» REQUEST:
Only the lines from the top of the listing below to the line that has "0.820, 0.950]" should be echoed, with both ends kept and pictures left out.

» DATA EXTRACT:
** Begin **

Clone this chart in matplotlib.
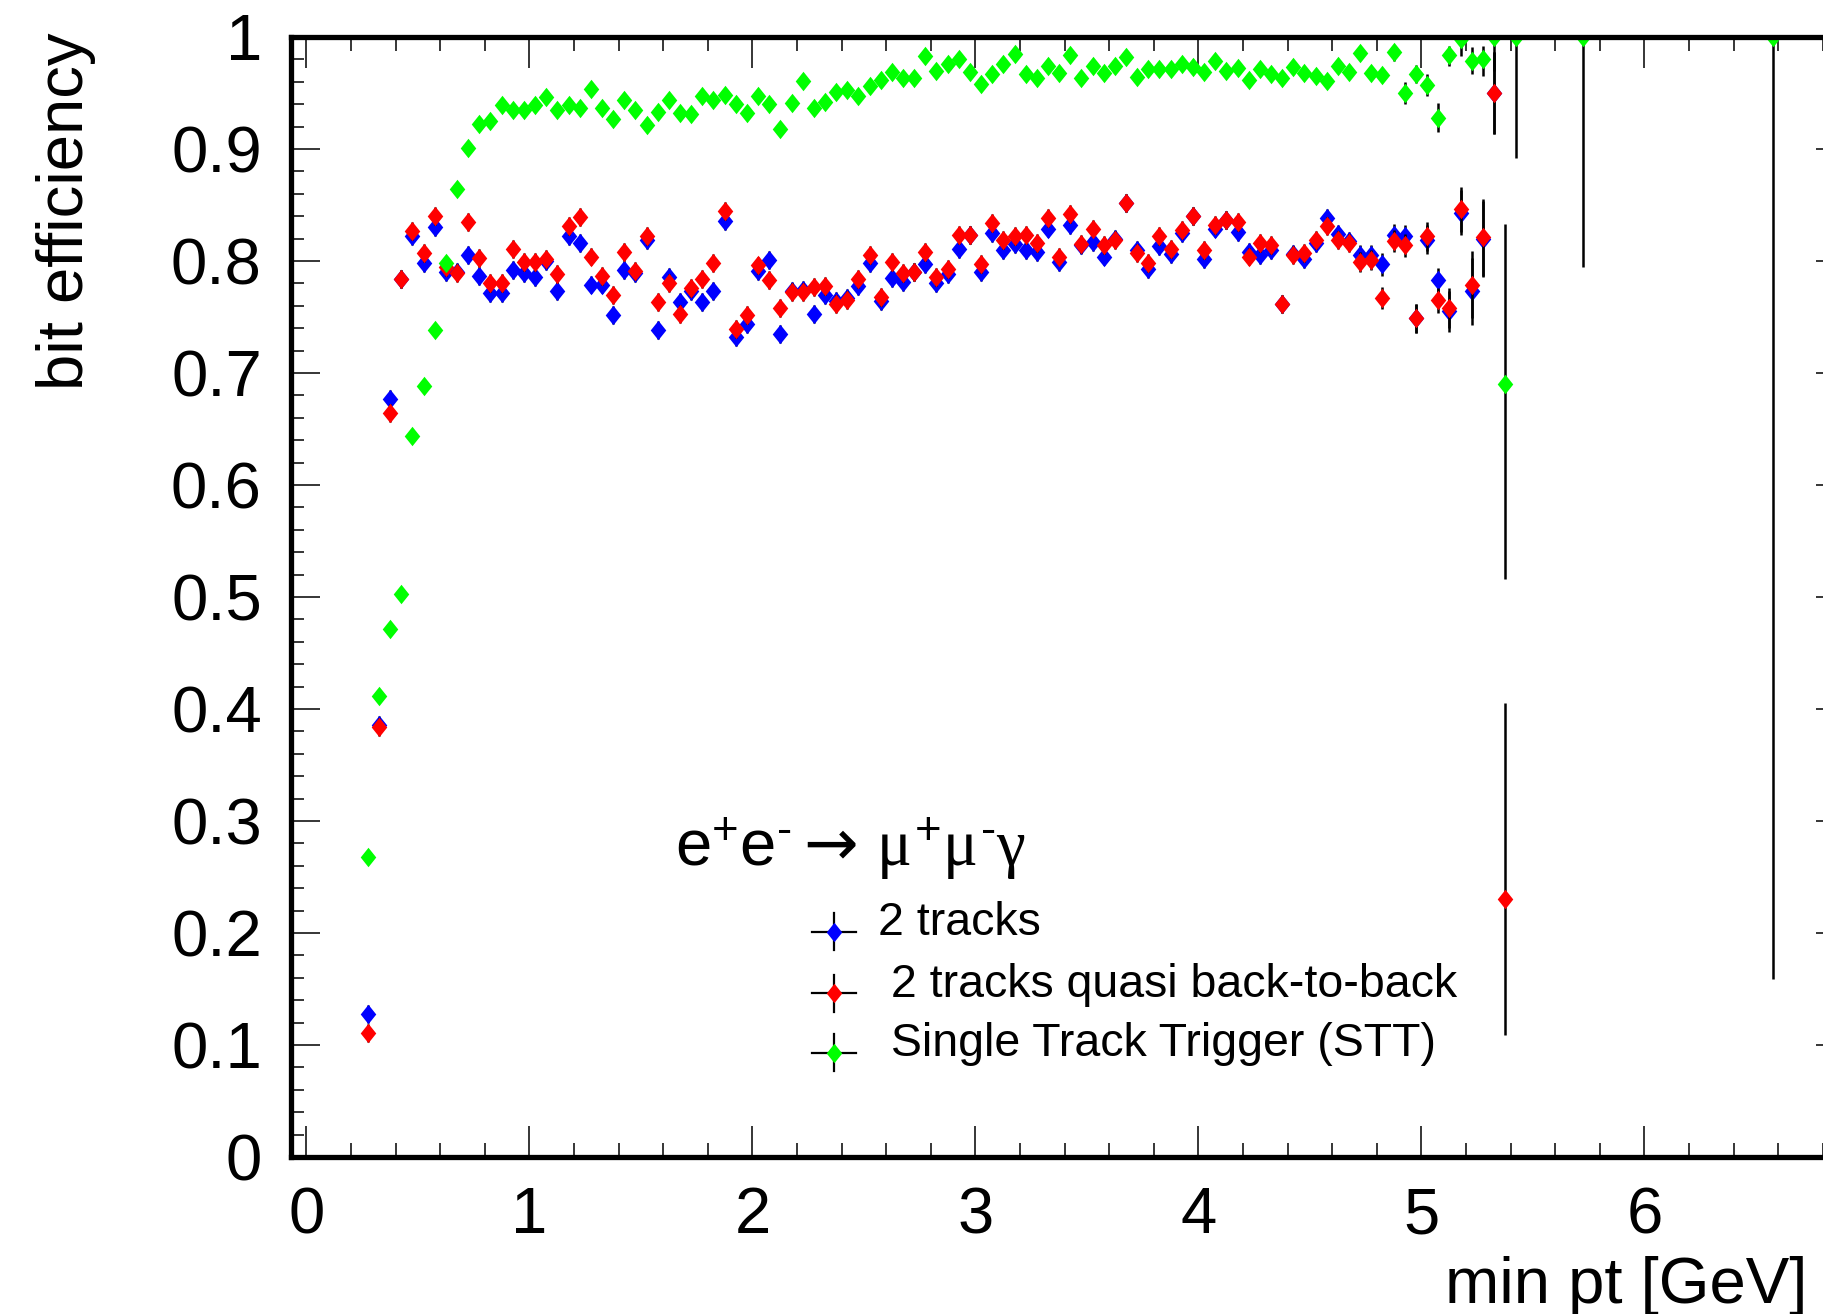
import numpy as np
import matplotlib
matplotlib.use('Agg')
import matplotlib.pyplot as plt
from matplotlib.path import Path
from matplotlib.ticker import MultipleLocator, FixedLocator, FixedFormatter

plt.rcParams['font.family'] = ['Liberation Sans', 'DejaVu Sans']
plt.rcParams['mathtext.fontset'] = 'custom'
plt.rcParams['mathtext.rm'] = 'Liberation Sans'
plt.rcParams['mathtext.it'] = 'Liberation Serif'
plt.rcParams['mathtext.sf'] = 'DejaVu Sans'

# 50 MeV bins starting at 0.25 GeV
bin_lo = 0.25
bin_w = 0.05

# 2 tracks
eff_2trk = [0.128, 0.386, 0.677, 0.784, 0.822, 0.798, 0.830, 0.790, 0.790, 0.805,
            0.787, 0.771, 0.771, 0.792, 0.789, 0.786, 0.800, 0.773, 0.822, 0.816,
            0.779, 0.779, 0.752, 0.792, 0.789, 0.819, 0.738, 0.786, 0.763, 0.773,
            0.763, 0.773, 0.836, 0.732, 0.744, 0.791, 0.801, 0.735, 0.773, 0.774,
            0.753, 0.770, 0.764, 0.767, 0.778, 0.798, 0.764, 0.785, 0.781, 0.790,
            0.797, 0.780, 0.788, 0.811, 0.823, 0.790, 0.825, 0.810, 0.815, 0.810,
            0.808, 0.829, 0.799, 0.832, 0.814, 0.817, 0.804, 0.820, 0.852, 0.810,
            0.793, 0.813, 0.806, 0.825, 0.840, 0.802, 0.829, 0.837, 0.826, 0.808,
            0.805, 0.810, 0.762, 0.806, 0.802, 0.816, 0.838, 0.824, 0.818, 0.805,
            0.805, 0.797, 0.823, 0.822, 0.749, 0.819, 0.783, 0.755, 0.843, 0.773,
            0.820, 0.950]

# 2 tracks quasi back-to-back
eff_b2b = [0.111, 0.384, 0.664, 0.784, 0.827, 0.807, 0.840, 0.795, 0.789, 0.835,
           0.803, 0.780, 0.780, 0.811, 0.799, 0.799, 0.802, 0.788, 0.831, 0.839,
           0.804, 0.787, 0.770, 0.808, 0.791, 0.822, 0.763, 0.780, 0.753, 0.776,
           0.784, 0.798, 0.845, 0.739, 0.752, 0.796, 0.783, 0.758, 0.772, 0.772,
           0.777, 0.778, 0.762, 0.765, 0.784, 0.805, 0.768, 0.799, 0.789, 0.790,
           0.808, 0.786, 0.793, 0.823, 0.823, 0.797, 0.834, 0.819, 0.822, 0.823,
           0.816, 0.838, 0.804, 0.842, 0.815, 0.829, 0.814, 0.819, 0.852, 0.807,
           0.798, 0.822, 0.811, 0.828, 0.840, 0.810, 0.832, 0.837, 0.835, 0.804,
           0.816, 0.814, 0.762, 0.805, 0.807, 0.819, 0.831, 0.819, 0.816, 0.799,
           0.801, 0.767, 0.818, 0.814, 0.749, 0.822, 0.765, 0.758, 0.846, 0.779,
           0.821, 0.950, 0.230]

# Single Track Trigger
eff_stt = [0.268, 0.412, 0.471, 0.503, 0.644, 0.688, 0.738, 0.798, 0.864, 0.901,
           0.922, 0.925, 0.939, 0.935, 0.935, 0.939, 0.946, 0.935, 0.939, 0.937,
           0.954, 0.937, 0.927, 0.944, 0.935, 0.921, 0.933, 0.944, 0.932, 0.931,
           0.947, 0.944, 0.948, 0.940, 0.932, 0.947, 0.940, 0.918, 0.941, 0.961,
           0.937, 0.942, 0.951, 0.953, 0.947, 0.956, 0.962, 0.969, 0.963, 0.963,
           0.983, 0.970, 0.976, 0.980, 0.969, 0.958, 0.967, 0.976, 0.985, 0.967,
           0.963, 0.974, 0.968, 0.984, 0.963, 0.974, 0.968, 0.974, 0.982, 0.964,
           0.971, 0.971, 0.971, 0.976, 0.973, 0.969, 0.979, 0.970, 0.972, 0.962,
           0.971, 0.967, 0.963, 0.973, 0.968, 0.965, 0.961, 0.974, 0.969, 0.986,
           0.968, 0.966, 0.987, 0.950, 0.967, 0.957, 0.928, 0.984, 0.998, 0.979,
           0.980, 1.000, 0.690, 1.000]
pt_stt_tail = [5.725, 6.575]
eff_stt_tail = [1.0, 1.0]

tail_err = [0.008, 0.008, 0.008, 0.009, 0.009, 0.010, 0.010, 0.010,
            0.013, 0.013, 0.011, 0.018, 0.020, 0.030, 0.034, 0.037]
err_2trk = [0.008] * 86 + tail_err
err_b2b_lo = [0.008] * 86 + tail_err + [0.121]
err_b2b_hi = [0.008] * 86 + tail_err + [0.175]
err_stt_lo = [0.003] * 92 + [0.008, 0.010, 0.008, 0.010, 0.013, 0.010, 0.015, 0.012,
                             0.015, 0.030, 0.174, 0.108] + [0.205, 0.841]
err_stt_hi = [0.003] * 92 + [0.006, 0.010, 0.008, 0.010, 0.013, 0.008, 0.002, 0.012,
                             0.012, 0.0, 0.143, 0.0] + [0.0, 0.0]

x_ticks = [0, 1, 2, 3, 4, 5, 6]
x_labels = ['0', '1', '2', '3', '4', '5', '6']
y_ticks = [0.0, 0.1, 0.2, 0.3, 0.4, 0.5, 0.6, 0.7, 0.8, 0.9, 1.0]
y_labels = ['0', '0.1', '0.2', '0.3', '0.4', '0.5', '0.6', '0.7', '0.8', '0.9', '1']

leg_labels = ['2 tracks', ' 2 tracks quasi back-to-back', ' Single Track Trigger (STT)']
leg_colors = ['#0000ff', '#ff0000', '#00ff00']

pt_2trk = bin_lo + bin_w * (np.arange(len(eff_2trk)) + 0.5)
pt_b2b = bin_lo + bin_w * (np.arange(len(eff_b2b)) + 0.5)
pt_stt = bin_lo + bin_w * (np.arange(len(eff_stt)) + 0.5)
pt_stt_all = np.concatenate([pt_stt, pt_stt_tail])
eff_stt_all = np.concatenate([eff_stt, eff_stt_tail])

# ROOT style diamond (taller than wide)
diamond = Path([(0, 1), (0.8, 0), (0, -1), (-0.8, 0), (0, 1)],
               [Path.MOVETO, Path.LINETO, Path.LINETO, Path.LINETO, Path.CLOSEPOLY])

W, H = 1824, 1314
fig = plt.figure(figsize=(W / 100, H / 100), dpi=100)
ax = fig.add_axes([291 / W, 1 - 1157 / H, 1535 / W, 1120 / H])
ax.set_xlim(-0.0695, 6.814)
ax.set_ylim(0, 1)

kw = dict(fmt='none', ecolor='black', elinewidth=1.8, capsize=0)
mk = dict(marker=diamond, ms=14, mew=0, ls='none')
ax.errorbar(pt_2trk, eff_2trk, yerr=err_2trk, **kw)
ax.plot(pt_2trk, eff_2trk, mfc=leg_colors[0], **mk)
ax.errorbar(pt_b2b, eff_b2b, yerr=[err_b2b_lo, err_b2b_hi], **kw)
ax.plot(pt_b2b, eff_b2b, mfc=leg_colors[1], **mk)
ax.errorbar(pt_stt_all, eff_stt_all, yerr=[err_stt_lo, err_stt_hi], **kw)
ax.plot(pt_stt_all, eff_stt_all, mfc=leg_colors[2], **mk)

# axes / ticks
ax.xaxis.set_major_locator(FixedLocator(x_ticks))
ax.xaxis.set_major_formatter(FixedFormatter(x_labels))
ax.xaxis.set_minor_locator(MultipleLocator(0.2))
ax.yaxis.set_major_locator(FixedLocator(y_ticks))
ax.yaxis.set_major_formatter(FixedFormatter(y_labels))
ax.yaxis.set_minor_locator(MultipleLocator(0.02))
ax.tick_params(axis='x', which='major', direction='in', length=22, width=1.1,
               top=True, bottom=True, pad=21, labelsize=47)
ax.tick_params(axis='x', which='minor', direction='in', length=10, width=1.1,
               top=True, bottom=True)
ax.tick_params(axis='y', which='major', direction='in', length=21, width=1.1,
               left=True, right=False, pad=21, labelsize=47)
ax.tick_params(axis='y', which='minor', direction='in', length=9.4, width=1.1,
               left=True, right=False)
for s in ax.spines.values():
    s.set_linewidth(3.8)

ax_r = ax.twinx()
ax_r.set_ylim(0, 1)
ax_r.yaxis.set_major_locator(FixedLocator(y_ticks))
ax_r.tick_params(axis='y', direction='in', length=7.5, width=1.1, labelright=False)
for s in ax_r.spines.values():
    s.set_visible(False)

ax.set_xlabel('min pt [GeV]', fontsize=47, ha='right', va='baseline')
ax.xaxis.set_label_coords(0.988, -0.130)
ax.text(-0.1466, 1.0036, 'bit efficiency', fontsize=47, rotation=90,
        ha='center', va='top', transform=ax.transAxes)

# process label
ax.text(1.652, 0.260,
        r'$\mathrm{e}^{+}\mathrm{e}^{\text{-}}\mathsf{\rightarrow}\,\mu^{+}\mu^{\text{-}}\gamma$',
        fontsize=47, ha='left', va='baseline')

# legend, ROOT "lep" style
leg_x = 2.365
leg_y = [0.201, 0.146, 0.093]
for lab, col, y in zip(leg_labels, leg_colors, leg_y):
    ax.plot([leg_x - 0.099, leg_x + 0.099], [y, y], color='black', lw=1.6)
    ax.plot([leg_x, leg_x], [y - 0.0165, y + 0.0165], color='black', lw=1.6)
    ax.plot([leg_x], [y], mfc=col, **mk)
    ax.text(2.563, y - 0.003, lab, fontsize=33.5, ha='left', va='baseline')

fig.savefig('out.png', dpi=100)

** End **

» RESPONSE TO THE EXERCISE:
Clone this chart in matplotlib.
import numpy as np
import matplotlib
matplotlib.use('Agg')
import matplotlib.pyplot as plt
from matplotlib.path import Path
from matplotlib.ticker import MultipleLocator, FixedLocator, FixedFormatter

plt.rcParams['font.family'] = ['Liberation Sans', 'DejaVu Sans']
plt.rcParams['mathtext.fontset'] = 'custom'
plt.rcParams['mathtext.rm'] = 'Liberation Sans'
plt.rcParams['mathtext.it'] = 'Liberation Serif'
plt.rcParams['mathtext.sf'] = 'DejaVu Sans'

# 50 MeV bins starting at 0.25 GeV
bin_lo = 0.25
bin_w = 0.05

# 2 tracks
eff_2trk = [0.128, 0.386, 0.677, 0.784, 0.822, 0.798, 0.830, 0.790, 0.790, 0.805,
            0.787, 0.771, 0.771, 0.792, 0.789, 0.786, 0.800, 0.773, 0.822, 0.816,
            0.779, 0.779, 0.752, 0.792, 0.789, 0.819, 0.738, 0.786, 0.763, 0.773,
            0.763, 0.773, 0.836, 0.732, 0.744, 0.791, 0.801, 0.735, 0.773, 0.774,
            0.753, 0.770, 0.764, 0.767, 0.778, 0.798, 0.764, 0.785, 0.781, 0.790,
            0.797, 0.780, 0.788, 0.811, 0.823, 0.790, 0.825, 0.810, 0.815, 0.810,
            0.808, 0.829, 0.799, 0.832, 0.814, 0.817, 0.804, 0.820, 0.852, 0.810,
            0.793, 0.813, 0.806, 0.825, 0.840, 0.802, 0.829, 0.837, 0.826, 0.808,
            0.805, 0.810, 0.762, 0.806, 0.802, 0.816, 0.838, 0.824, 0.818, 0.805,
            0.805, 0.797, 0.823, 0.822, 0.749, 0.819, 0.783, 0.755, 0.843, 0.773,
            0.820, 0.950]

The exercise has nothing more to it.